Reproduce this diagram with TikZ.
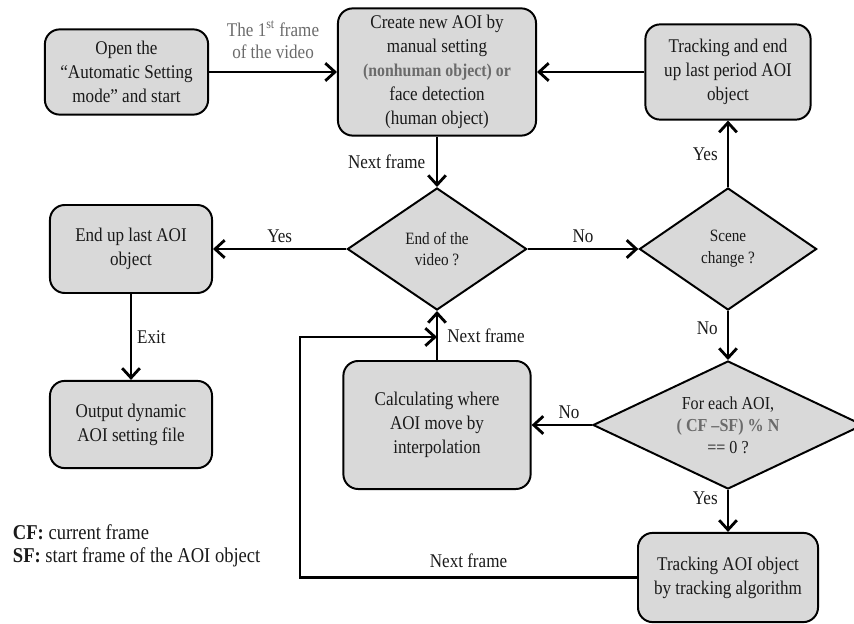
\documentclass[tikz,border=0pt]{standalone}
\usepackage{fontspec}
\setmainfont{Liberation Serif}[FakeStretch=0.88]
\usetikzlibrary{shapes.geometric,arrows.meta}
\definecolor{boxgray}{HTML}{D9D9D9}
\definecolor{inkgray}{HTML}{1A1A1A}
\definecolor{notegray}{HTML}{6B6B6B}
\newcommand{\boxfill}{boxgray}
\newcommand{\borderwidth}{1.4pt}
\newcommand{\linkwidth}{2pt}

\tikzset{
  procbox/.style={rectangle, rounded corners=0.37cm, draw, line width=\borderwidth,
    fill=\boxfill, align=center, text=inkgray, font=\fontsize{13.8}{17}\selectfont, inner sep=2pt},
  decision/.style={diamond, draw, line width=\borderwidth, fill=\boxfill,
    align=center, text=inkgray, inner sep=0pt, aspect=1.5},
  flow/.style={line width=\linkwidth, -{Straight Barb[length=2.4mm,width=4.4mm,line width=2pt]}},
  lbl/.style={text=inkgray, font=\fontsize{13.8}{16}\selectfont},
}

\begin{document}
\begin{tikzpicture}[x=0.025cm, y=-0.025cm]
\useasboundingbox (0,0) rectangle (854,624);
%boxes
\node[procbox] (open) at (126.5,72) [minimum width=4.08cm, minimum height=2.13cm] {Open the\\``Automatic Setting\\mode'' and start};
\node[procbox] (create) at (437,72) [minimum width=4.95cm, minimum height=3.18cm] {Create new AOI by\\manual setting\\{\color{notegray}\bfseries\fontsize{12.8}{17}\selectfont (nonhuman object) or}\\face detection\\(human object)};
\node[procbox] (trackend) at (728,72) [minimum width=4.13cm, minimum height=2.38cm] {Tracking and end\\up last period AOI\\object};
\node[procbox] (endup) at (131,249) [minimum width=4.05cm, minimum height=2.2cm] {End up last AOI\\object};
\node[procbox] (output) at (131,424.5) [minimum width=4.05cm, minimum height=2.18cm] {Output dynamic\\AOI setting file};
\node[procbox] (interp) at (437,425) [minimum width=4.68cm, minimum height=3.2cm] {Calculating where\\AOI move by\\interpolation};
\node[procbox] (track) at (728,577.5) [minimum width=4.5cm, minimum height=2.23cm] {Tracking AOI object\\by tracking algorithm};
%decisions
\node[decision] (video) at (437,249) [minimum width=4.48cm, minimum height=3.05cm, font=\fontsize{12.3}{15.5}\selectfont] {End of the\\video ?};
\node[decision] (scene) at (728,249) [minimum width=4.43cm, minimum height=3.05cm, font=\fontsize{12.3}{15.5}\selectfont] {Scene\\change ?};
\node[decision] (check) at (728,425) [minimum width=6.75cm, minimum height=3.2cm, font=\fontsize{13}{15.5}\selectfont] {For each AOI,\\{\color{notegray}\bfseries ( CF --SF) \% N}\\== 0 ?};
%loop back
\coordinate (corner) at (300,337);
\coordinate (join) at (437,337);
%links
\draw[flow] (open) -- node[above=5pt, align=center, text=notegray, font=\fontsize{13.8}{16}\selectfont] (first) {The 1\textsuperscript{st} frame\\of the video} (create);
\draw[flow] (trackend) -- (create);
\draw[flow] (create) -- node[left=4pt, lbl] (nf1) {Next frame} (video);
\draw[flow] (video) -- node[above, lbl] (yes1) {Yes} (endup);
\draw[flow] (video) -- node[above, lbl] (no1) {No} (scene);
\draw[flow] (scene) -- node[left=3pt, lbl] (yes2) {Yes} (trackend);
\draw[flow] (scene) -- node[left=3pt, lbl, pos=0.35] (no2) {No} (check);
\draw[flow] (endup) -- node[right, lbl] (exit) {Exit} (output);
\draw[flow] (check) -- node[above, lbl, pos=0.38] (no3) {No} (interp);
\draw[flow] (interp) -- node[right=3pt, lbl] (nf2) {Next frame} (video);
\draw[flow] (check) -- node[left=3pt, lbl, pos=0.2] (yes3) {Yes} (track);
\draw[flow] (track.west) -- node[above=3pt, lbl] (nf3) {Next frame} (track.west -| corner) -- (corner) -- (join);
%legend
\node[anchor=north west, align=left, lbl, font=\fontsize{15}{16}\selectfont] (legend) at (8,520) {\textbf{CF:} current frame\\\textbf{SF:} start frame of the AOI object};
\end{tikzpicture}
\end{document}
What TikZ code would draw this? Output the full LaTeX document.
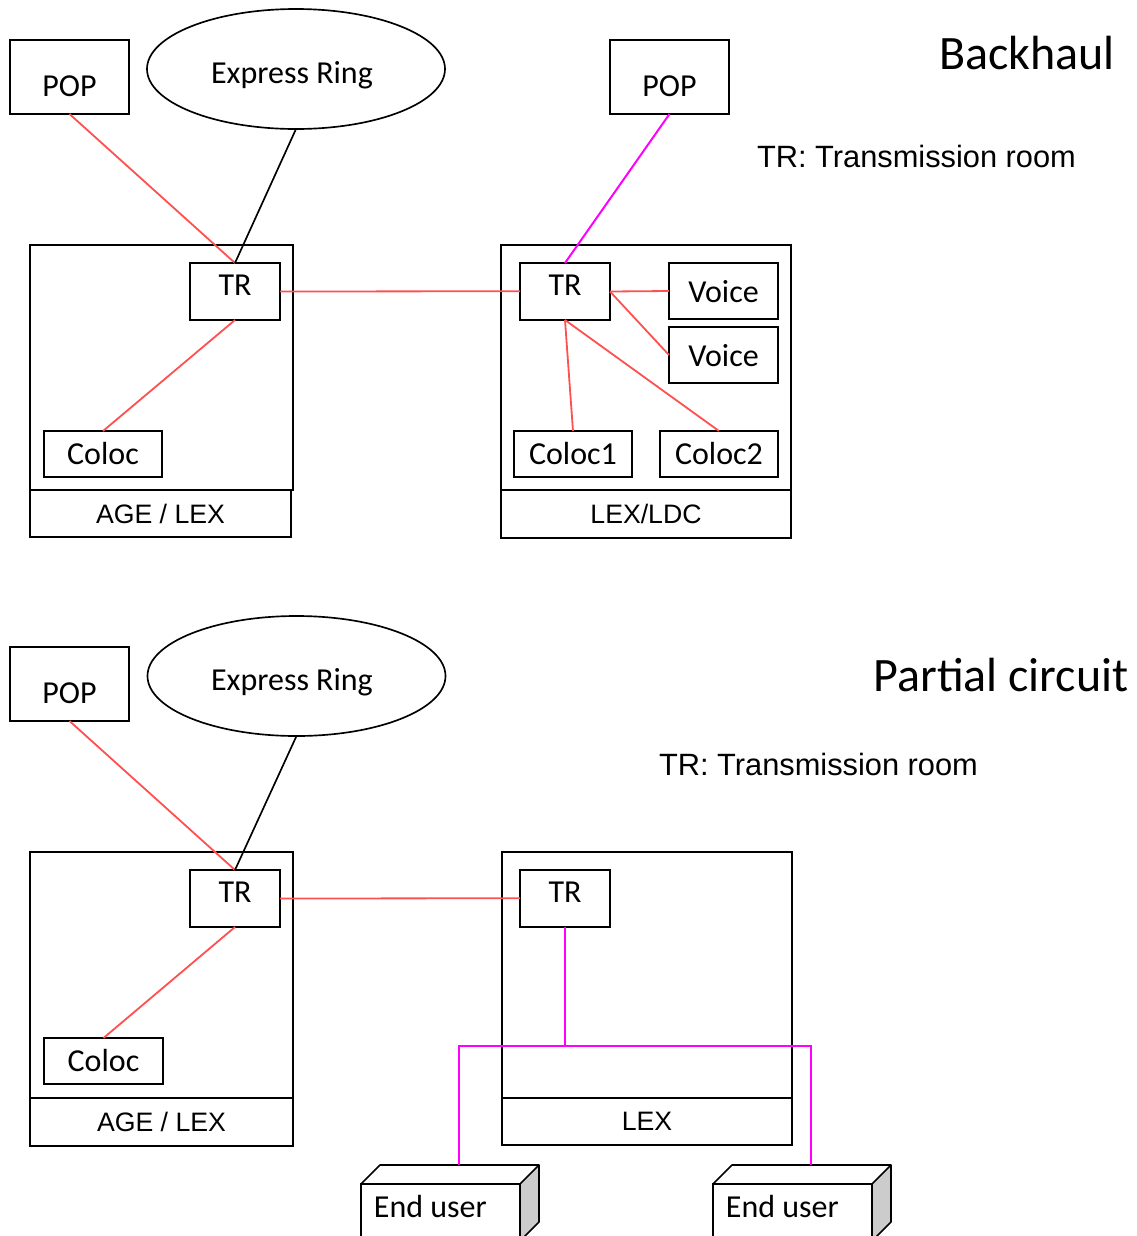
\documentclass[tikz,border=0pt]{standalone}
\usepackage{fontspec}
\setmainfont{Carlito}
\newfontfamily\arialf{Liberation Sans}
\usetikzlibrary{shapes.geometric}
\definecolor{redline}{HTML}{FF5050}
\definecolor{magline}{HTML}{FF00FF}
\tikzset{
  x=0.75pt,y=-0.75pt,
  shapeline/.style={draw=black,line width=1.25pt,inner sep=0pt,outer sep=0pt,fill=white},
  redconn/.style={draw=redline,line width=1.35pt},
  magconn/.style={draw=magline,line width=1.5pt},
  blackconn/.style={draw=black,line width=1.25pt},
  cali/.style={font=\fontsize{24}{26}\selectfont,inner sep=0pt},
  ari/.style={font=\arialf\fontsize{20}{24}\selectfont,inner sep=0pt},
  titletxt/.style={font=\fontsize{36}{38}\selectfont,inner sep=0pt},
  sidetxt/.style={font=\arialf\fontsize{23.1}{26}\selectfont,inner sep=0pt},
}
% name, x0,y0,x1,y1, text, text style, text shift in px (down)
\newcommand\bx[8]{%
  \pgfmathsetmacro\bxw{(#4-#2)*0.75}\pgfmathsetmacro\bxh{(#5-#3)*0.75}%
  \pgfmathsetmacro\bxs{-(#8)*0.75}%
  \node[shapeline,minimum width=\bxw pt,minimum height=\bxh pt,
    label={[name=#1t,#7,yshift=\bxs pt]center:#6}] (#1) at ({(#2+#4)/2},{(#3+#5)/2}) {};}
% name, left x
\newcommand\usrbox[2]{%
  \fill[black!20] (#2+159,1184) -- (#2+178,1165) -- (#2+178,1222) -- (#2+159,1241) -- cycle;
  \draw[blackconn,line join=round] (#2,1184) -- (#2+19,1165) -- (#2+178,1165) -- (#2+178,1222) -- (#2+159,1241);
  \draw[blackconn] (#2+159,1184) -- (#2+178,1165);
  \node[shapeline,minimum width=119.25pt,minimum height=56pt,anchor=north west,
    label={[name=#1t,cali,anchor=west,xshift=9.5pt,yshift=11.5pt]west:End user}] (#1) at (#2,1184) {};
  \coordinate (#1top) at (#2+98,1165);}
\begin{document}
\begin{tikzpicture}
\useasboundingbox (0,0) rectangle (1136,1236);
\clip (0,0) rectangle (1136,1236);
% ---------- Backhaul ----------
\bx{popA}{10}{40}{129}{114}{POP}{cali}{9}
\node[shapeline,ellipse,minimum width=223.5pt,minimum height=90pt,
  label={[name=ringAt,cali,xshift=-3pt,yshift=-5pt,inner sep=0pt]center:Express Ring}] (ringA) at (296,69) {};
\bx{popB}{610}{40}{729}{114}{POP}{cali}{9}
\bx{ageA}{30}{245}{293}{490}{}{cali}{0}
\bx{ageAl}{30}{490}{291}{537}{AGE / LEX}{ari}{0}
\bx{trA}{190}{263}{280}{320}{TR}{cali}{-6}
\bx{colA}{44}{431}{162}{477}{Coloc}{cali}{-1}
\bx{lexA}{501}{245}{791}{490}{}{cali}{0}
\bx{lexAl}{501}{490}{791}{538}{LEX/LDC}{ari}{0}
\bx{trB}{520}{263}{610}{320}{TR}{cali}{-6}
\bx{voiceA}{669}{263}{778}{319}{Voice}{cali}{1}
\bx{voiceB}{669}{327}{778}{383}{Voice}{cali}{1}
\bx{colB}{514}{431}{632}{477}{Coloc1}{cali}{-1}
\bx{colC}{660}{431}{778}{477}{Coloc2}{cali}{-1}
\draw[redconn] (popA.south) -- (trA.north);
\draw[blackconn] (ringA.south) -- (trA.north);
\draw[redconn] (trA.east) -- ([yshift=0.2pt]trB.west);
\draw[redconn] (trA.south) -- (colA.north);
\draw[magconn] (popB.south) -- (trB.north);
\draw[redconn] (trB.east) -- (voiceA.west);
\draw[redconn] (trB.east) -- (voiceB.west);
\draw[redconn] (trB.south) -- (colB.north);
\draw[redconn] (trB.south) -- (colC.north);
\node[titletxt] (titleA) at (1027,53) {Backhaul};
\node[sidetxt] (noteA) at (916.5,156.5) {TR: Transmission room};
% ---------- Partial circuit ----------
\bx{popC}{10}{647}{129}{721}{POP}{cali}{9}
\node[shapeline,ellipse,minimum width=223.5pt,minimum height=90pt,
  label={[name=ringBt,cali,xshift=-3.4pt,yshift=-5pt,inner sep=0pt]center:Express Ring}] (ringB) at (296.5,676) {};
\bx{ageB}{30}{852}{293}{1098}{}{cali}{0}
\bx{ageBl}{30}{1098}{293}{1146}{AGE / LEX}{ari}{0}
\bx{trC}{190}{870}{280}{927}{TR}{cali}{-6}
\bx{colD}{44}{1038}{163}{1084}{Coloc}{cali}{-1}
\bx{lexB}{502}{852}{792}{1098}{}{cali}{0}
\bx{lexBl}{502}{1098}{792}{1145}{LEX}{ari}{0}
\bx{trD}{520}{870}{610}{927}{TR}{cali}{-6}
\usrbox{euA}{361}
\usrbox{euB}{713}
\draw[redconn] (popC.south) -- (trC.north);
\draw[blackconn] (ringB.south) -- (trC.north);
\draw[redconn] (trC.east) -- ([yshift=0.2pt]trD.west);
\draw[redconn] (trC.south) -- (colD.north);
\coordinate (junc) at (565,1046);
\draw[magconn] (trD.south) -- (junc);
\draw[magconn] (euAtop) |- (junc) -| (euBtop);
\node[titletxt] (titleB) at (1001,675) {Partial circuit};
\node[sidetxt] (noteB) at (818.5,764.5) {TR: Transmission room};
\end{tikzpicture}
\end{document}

++++

• TASK INSTRUCTIONS: From the data above, copy each line that holds "this".

• COMPLETE RESPONSE:
Reproduce this diagram with TikZ.
What TikZ code would draw this? Output the full LaTeX document.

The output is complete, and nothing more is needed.